The Canadian government, led by Prime Minister Justin Trudeau, has announced plans to eliminate the Goods and Services Tax (GST) on the construction of new rental apartment buildings. This decision is expected to be officially announced by Trudeau on Thursday. The removal of the GST is aimed at lowering the cost of labor and materials for homebuilders, ultimately contributing to increased affordability in the housing market.
The announcement comes as part of a broader affordability plan outlined by Trudeau and his team, which includes measures to address concerns related to the cost of living. Finance Minister Chrystia Freeland, Housing Minister Sean Fraser, and Industry Minister François-Philippe Champagne will join Trudeau in making the announcement in London, Ontario.

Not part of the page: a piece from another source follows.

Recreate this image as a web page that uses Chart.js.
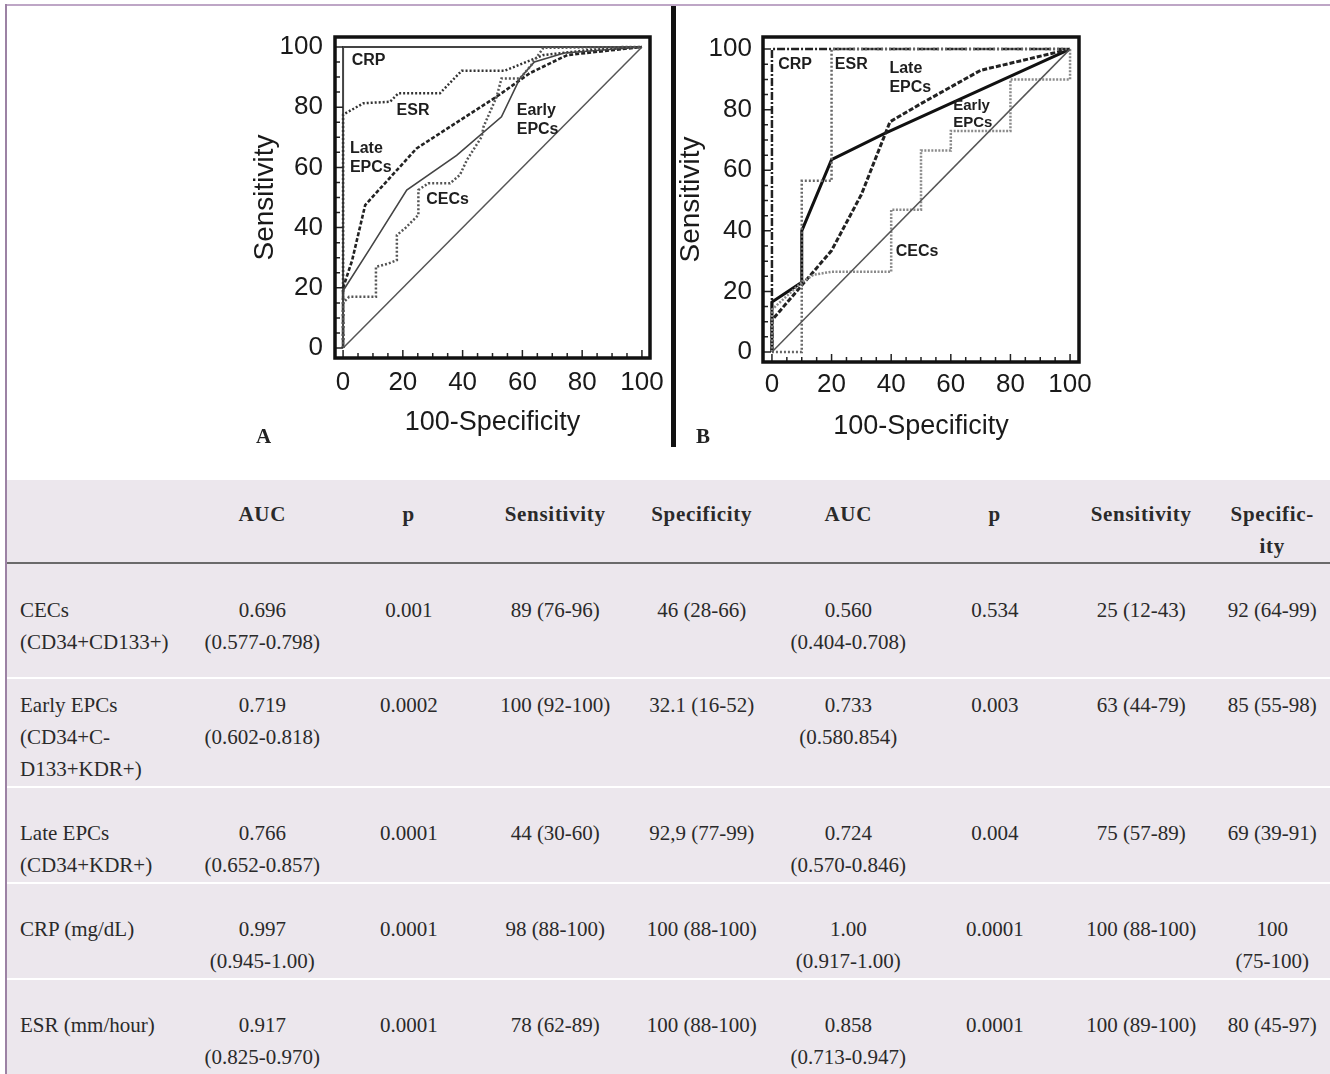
<!DOCTYPE html>
<html><head><meta charset="utf-8">
<script src="https://cdn.jsdelivr.net/npm/chart.js@4.4.1/dist/chart.umd.min.js"></script>
<style>
html,body{margin:0;padding:0;background:#fff;}
body{width:1330px;height:1074px;position:relative;overflow:hidden;font-family:"Liberation Serif","DejaVu Serif",serif;}
#topline{position:absolute;left:5px;top:4px;width:1325px;height:2px;background:#bea6c6;}
#leftline{position:absolute;left:5px;top:4px;width:1.5px;height:1070px;background:#9c82a4;}
#sep{position:absolute;left:671px;top:6px;width:5px;height:441px;background:#111;}
canvas{position:absolute;}
.panel{position:absolute;font-family:"Liberation Serif",serif;font-weight:bold;font-size:21px;color:#222;}
.row{position:absolute;left:7px;width:1323px;background:#ece7ed;}
.cell{position:absolute;top:0;text-align:center;font-size:21px;line-height:32px;color:#2a2a2a;white-space:nowrap;}
.head .cell{font-weight:bold;letter-spacing:0.7px;color:#2a2a2a;}
.cell.first{text-align:left;padding-left:13px;box-sizing:border-box;}
#hline{position:absolute;left:7px;top:562px;width:1323px;height:2px;background:#6a6a6a;}
</style>
</head>
<body>
<div id="topline"></div>
<div id="leftline"></div>
<div id="sep"></div>
<canvas id="ca" width="430" height="430" style="left:240px;top:20px;width:430px;height:430px"></canvas>
<canvas id="cb" width="426" height="430" style="left:674px;top:20px;width:426px;height:430px"></canvas>
<div class="panel" style="left:256px;top:424px;">A</div>
<div class="panel" style="left:696px;top:424px;">B</div>
<div id="table"></div>
<script>
// ---------- chart data ----------
const XTICKS = [0, 20, 40, 60, 80, 100];
const YTICKS = [0, 20, 40, 60, 80, 100];
const MINOR_TICKS = [0,5,10,15,20,25,30,35,40,45,50,55,60,65,70,75,80,85,90,95,100];

// Panel A (100-Specificity, Sensitivity)
const A_DIAG  = [[0,0],[100,100]];
const A_CRP   = [[0,0],[0,100],[100,100]];
const A_ESR   = [[0,0],[0,77.5],[6.8,81.3],[15.7,81.8],[18.5,84.6],[32.4,84.6],[39.7,92.1],[54,92.1],[67,97.3],[82.6,99],[100,100]];
const A_LATE  = [[0,0],[0,20],[3,29],[7.4,47.5],[24.6,66.3],[51.4,83.5],[62.5,91.3],[75,97.3],[100,100]];
const A_EARLY = [[0,0],[0,19],[9,33],[21.3,52.5],[38,64],[53,76.8],[59.2,89.6],[64,95],[74,98],[100,100]];
const A_CECS  = [[0,0],[0,15],[2,17],[11,17],[11,27],[15,28],[18,29.2],[18,37.5],[21,40],[25.2,44.2],[25.2,52.5],[28.5,54.7],[35.8,54.7],[39.1,57.5],[41.4,62.4],[46.4,70.2],[47,73.5],[51.4,83.5],[53,89.5],[59.2,89.5],[63,94],[67,99.7],[100,100]];

// Panel B
const B_DIAG  = [[0,0],[100,100]];
const B_CRP   = [[0,0],[0,100],[100,100]];
const B_ESR   = [[0,0],[10,0],[10,56.5],[20,56.5],[20,100],[100,100]];
const B_LATE  = [[0,0],[0,10.5],[20,33.5],[30,52],[39.6,76],[50,82],[70,93],[100,100]];
const B_EARLY = [[0,0],[0,16.5],[10,23],[10,40],[20,63.5],[37.5,72],[100,100]];
const B_CECS  = [[0,0],[0,14],[10,23],[14,25.5],[20,26.5],[40,26.5],[40,47],[50,47],[50,66.5],[60,66.5],[60,73],[80,73],[80,90],[100,90],[100,100]];

// ---------- table data ----------
const TABLE_HEAD = [[''],['AUC'],['p'],['Sensitivity'],['Specificity'],['AUC'],['p'],['Sensitivity'],['Specific-','ity']];
const ROW_NAMES = [['CECs','(CD34+CD133+)'],['Early EPCs','(CD34+C-','D133+KDR+)'],['Late EPCs','(CD34+KDR+)'],['CRP (mg/dL)'],['ESR (mm/hour)']];
const AUC_A  = [['0.696','(0.577-0.798)'],['0.719','(0.602-0.818)'],['0.766','(0.652-0.857)'],['0.997','(0.945-1.00)'],['0.917','(0.825-0.970)']];
const P_A    = ['0.001','0.0002','0.0001','0.0001','0.0001'];
const SENS_A = ['89 (76-96)','100 (92-100)','44 (30-60)','98 (88-100)','78 (62-89)'];
const SPEC_A = ['46 (28-66)','32.1 (16-52)','92,9 (77-99)','100 (88-100)','100 (88-100)'];
const AUC_B  = [['0.560','(0.404-0.708)'],['0.733','(0.580.854)'],['0.724','(0.570-0.846)'],['1.00','(0.917-1.00)'],['0.858','(0.713-0.947)']];
const P_B    = ['0.534','0.003','0.004','0.0001','0.0001'];
const SENS_B = ['25 (12-43)','63 (44-79)','75 (57-89)','100 (88-100)','100 (89-100)'];
const SPEC_B = [['92 (64-99)'],['85 (55-98)'],['69 (39-91)'],['100','(75-100)'],['80 (45-97)']];

// ---------- charts ----------
const pts = a => a.map(p => ({x: p[0], y: p[1]}));
const ds = (data, color, width, dash) => ({data: pts(data), showLine: true, borderColor: color, borderWidth: width,
  borderDash: dash, pointRadius: 0, fill: false, tension: 0, borderCapStyle: 'butt', borderJoinStyle: 'miter'});

const framePlugin = {
  id: 'rocframe',
  afterDatasetsDraw(chart, args, opts) {
    const {ctx, chartArea: {left, top, right, bottom}, scales: {x, y}} = chart;
    ctx.save();
    ctx.strokeStyle = '#222';
    ctx.lineWidth = 1.5;
    ctx.beginPath();
    for (const v of MINOR_TICKS) {
      const len = (v % 20 === 0) ? 8 : 5;
      const px = x.getPixelForValue(v);
      ctx.moveTo(px, bottom); ctx.lineTo(px, bottom - len);
      const py = y.getPixelForValue(v);
      ctx.moveTo(left, py); ctx.lineTo(left + len, py);
    }
    ctx.stroke();
    ctx.lineWidth = 3.5;
    ctx.strokeStyle = '#111';
    ctx.strokeRect(left, top, right - left, bottom - top);
    ctx.fillStyle = '#1e1e1e';
    ctx.textBaseline = 'middle';
    ctx.textAlign = 'left';
    for (const lb of opts.labels) {
      ctx.font = 'bold ' + lb.size + 'px "Liberation Sans", Arial, sans-serif';
      const px = x.getPixelForValue(lb.x), py = y.getPixelForValue(lb.y);
      lb.lines.forEach((t, i) => ctx.fillText(t, px, py + i * lb.gap));
    }
    ctx.restore();
  }
};

function makeChart(id, datasets, c) {
  const tickFont = {family: '"Liberation Sans", Arial, sans-serif', size: 26};
  return new Chart(document.getElementById(id), {
    type: 'scatter',
    data: {datasets},
    options: {
      responsive: false, animation: false, devicePixelRatio: 1,
      layout: {padding: c.pad},
      plugins: {legend: {display: false}, tooltip: {enabled: false}, rocframe: {labels: c.labels}},
      scales: {
        x: {type: 'linear', min: c.xmin, max: c.xmax,
          afterBuildTicks: s => { s.ticks = XTICKS.map(v => ({value: v})); },
          afterFit: s => { s.height = c.xh; s.paddingLeft = 0; s.paddingRight = 0; },
          grid: {display: false, drawTicks: false}, border: {display: false},
          ticks: {padding: c.xpad, font: tickFont, color: '#1a1a1a', maxRotation: 0, autoSkip: false, callback: v => String(v)},
          title: {display: true, text: '100-Specificity', font: {family: tickFont.family, size: 27}, color: '#1a1a1a', padding: 0}
        },
        y: {type: 'linear', min: c.ymin, max: c.ymax,
          afterBuildTicks: s => { s.ticks = YTICKS.map(v => ({value: v})); },
          afterFit: s => { s.width = c.yw; s.paddingTop = 0; s.paddingBottom = 0; },
          grid: {display: false, drawTicks: false}, border: {display: false},
          ticks: {padding: c.ypad, font: tickFont, color: '#1a1a1a', autoSkip: false, callback: v => String(v)},
          title: {display: true, text: 'Sensitivity', font: {family: tickFont.family, size: 28}, color: '#1a1a1a', padding: 0}
        }
      }
    },
    plugins: [framePlugin]
  });
}

makeChart('ca', [
  ds(A_DIAG, '#555', 1.5, []),
  ds(A_CECS, '#555', 2.5, [2, 2]),
  ds(A_EARLY, '#444', 1.6, []),
  ds(A_LATE, '#222', 2.6, [4, 2]),
  ds(A_ESR, '#333', 2.5, [2, 2]),
  ds(A_CRP, '#444', 2, [])
], {
  xmin: -2.7, xmax: 102.7, ymin: -3.3, ymax: 103.3,
  pad: {left: 8, top: 17, right: 20, bottom: 11},
  xh: 81, yw: 87, xpad: 9, ypad: 12,
  labels: [
    {lines: ['CRP'], x: 2.9, y: 95.3, size: 16, gap: 19.5},
    {lines: ['ESR'], x: 17.9, y: 79, size: 16, gap: 19.5},
    {lines: ['Late', 'EPCs'], x: 2.3, y: 66.4, size: 16, gap: 19.5},
    {lines: ['Early', 'EPCs'], x: 58.1, y: 78.9, size: 16, gap: 19.5},
    {lines: ['CECs'], x: 27.8, y: 49.3, size: 16, gap: 19.5}
  ]
});

makeChart('cb', [
  ds(B_DIAG, '#555', 1.5, []),
  ds(B_CECS, '#8a8a8a', 2.5, [2, 1.5]),
  ds(B_ESR, '#666', 2.5, [2, 2]),
  ds(B_LATE, '#222', 3, [5, 2]),
  ds(B_EARLY, '#111', 3, []),
  ds(B_CRP, '#222', 2.5, [8, 2, 2, 2])
], {
  xmin: -3, xmax: 103, ymin: -3.3, ymax: 104,
  pad: {left: 0, top: 17, right: 21, bottom: 7},
  xh: 81, yw: 89, xpad: 7, ypad: 11,
  labels: [
    {lines: ['CRP'], x: 2.1, y: 95, size: 16, gap: 19.5},
    {lines: ['ESR'], x: 21.1, y: 95, size: 16, gap: 19.5},
    {lines: ['Late', 'EPCs'], x: 39.4, y: 93.7, size: 16, gap: 19.5},
    {lines: ['Early', 'EPCs'], x: 60.8, y: 81.2, size: 15, gap: 16.7},
    {lines: ['CECs'], x: 41.5, y: 33.3, size: 16, gap: 19.5}
  ]
});

// ---------- table ----------
const COL_LEFT = [0, 182, 328.5, 475, 621.5, 768, 914.5, 1061, 1207.5];
const COL_W = [182, 146.5, 146.5, 146.5, 146.5, 146.5, 146.5, 146.5, 115.5];
const ROWS_GEOM = [ {top: 564, h: 113, pad: 30}, {top: 679, h: 107, pad: 10}, {top: 788, h: 94, pad: 29}, {top: 884, h: 94, pad: 29}, {top: 980, h: 94, pad: 29} ];
const tbl = document.getElementById('table');
function addRow(top, h, pad, cells, cls) {
  const r = document.createElement('div');
  r.className = 'row' + (cls ? ' ' + cls : '');
  r.style.top = top + 'px'; r.style.height = h + 'px';
  cells.forEach((lines, i) => {
    const c = document.createElement('div');
    c.className = 'cell' + (i === 0 ? ' first' : '');
    c.style.left = COL_LEFT[i] + 'px'; c.style.width = COL_W[i] + 'px'; c.style.paddingTop = pad + 'px';
    lines.forEach((t, j) => { if (j) c.appendChild(document.createElement('br')); c.appendChild(document.createTextNode(t)); });
    r.appendChild(c);
  });
  tbl.appendChild(r);
}
addRow(480, 82, 18, TABLE_HEAD, 'head');
const hl = document.createElement('div'); hl.id = 'hline'; tbl.appendChild(hl);
ROW_NAMES.forEach((name, i) => {
  const g = ROWS_GEOM[i];
  addRow(g.top, g.h, g.pad, [name, AUC_A[i], [P_A[i]], [SENS_A[i]], [SPEC_A[i]], AUC_B[i], [P_B[i]], [SENS_B[i]], SPEC_B[i]]);
});
</script>
</body></html>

The discussions during the three-day retreat, attended by 158 Liberal Members of Parliament (MPs), have primarily focused on affordability issues and how the party can effectively communicate their efforts to address these concerns. Climate change has also been a prominent topic of discussion among MPs, highlighting the government’s commitment to addressing environmental challenges.
The government’s decision to remove the GST on construction aligns with their efforts to stabilize the housing market amid rising costs and interest rates. While the Liberals are taking steps to address these issues, they emphasize the need for cooperation from the provinces to effectively tackle affordability concerns.
This move by the Canadian government aims to bolster support for the Liberal Party, which has faced declining poll numbers. By addressing affordability and housing concerns, Trudeau and his team hope to regain public confidence in their ability to govern.
Foreign Affairs Minister Mélanie Joly dismissed suggestions that the retreat in London was a response to negative poll numbers, emphasizing that the government’s focus remains on finding solutions to the challenges presented by the COVID-19 pandemic.